After the long and terrible journey “everyone was half-dead”. They were ordered to climb out of the train and stand together five in a row.

There was a man with a stick in his hand. It was Dr Mengele, the notorious Nazi doctor who became known as the Angel of Death for his brutal experiments on inmates, though at the time Lily didn’t know who he was.

With one movement of his hand Dr Mengele sealed the fate of the people before him. He sent people right or left — to life or to death.

The people who were sent to the left were taken immediately to the gas chambers and crematorium.

Lily and her two sisters, Renee and Piri, went right.

Her mother Nina, brother Bela and sister Berta went left. She never saw them again.

Lily and her two sisters were ordered to take a shower, their hair was cut and their remaining belongings stolen.

The Nazis left them with only their shoes and in the heel of Lily’s shoe the tiny pendant lay hidden, Lily’s last link with her mother.

Lily and her sisters saw a fire in the chimneys, and a smelt a terrible smell.

They thought it was a factory and asked people about it. They were told it was not a factory and that it was Lily’s family who were being burned there with all the others who had been sent down the path to the left.

This knowledge made Lily even more determined to keep her pendant safe.

It was her only remaining possession and a reminder of her happy childhood. It was a link to her murdered mother and a symbol of defiance. The Nazis would not be allowed to steal it.

The guards ordered valuables to be handed over but her pendant stayed in the heel of her shoe. When the shoes wore out she placed the pendant in her daily ration of bread.

After about four months in Auschwitz, the sisters were transferred to an ammunition factory near Leipzig. The pendant went with them.

Allied forces liberated Leipzig in 1945 and the sisters sought refuge in Switzerland. Lily tried to rebuild her life.

She wore the pendant every day in memory of her murdered family.

Eventually she married and had children. In 1953 she was reunited with Imre, one of her brothers, who had been imprisoned in a Nazi labour camp.

In 1967 she came to London with her husband and three children.

Over 70 years have passed since liberation and Lily is now a proud grandmother.

She still wears the tiny gold pendant and shares its remarkable story with all those who have time to listen.

Any gold arriving in Auschwitz was stolen by the Nazis so Lily believes that her pendant is unique, the only gold to enter and leave the camp with its rightful owner.

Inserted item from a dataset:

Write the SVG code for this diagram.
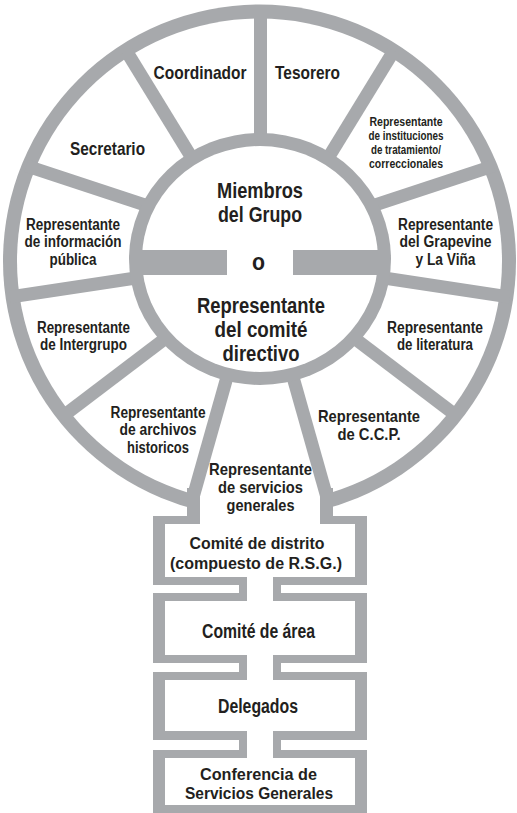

Like Lily herself, it survived against the odds.

Lily asks that now we know the Untold Stories surrounding it we will share them with other people.

She hopes that everyone who listens will acknowledge just how terrible human beings have been and still can be to each other.

She wants young people especially, as the future of the world, to understand the importance of tolerance and love and asks them to promise to be kinder to each other.

The Nazis ruled through policies of discrimination and hatred but Lily believes that on Holocaust Memorial Day young people should remember the adventures of one tiny pendant and use its Untold Stories of survival to challenge such hatred by reminding everyone that no matter what different skin colours, religions or nationalities exist, all human blood is red.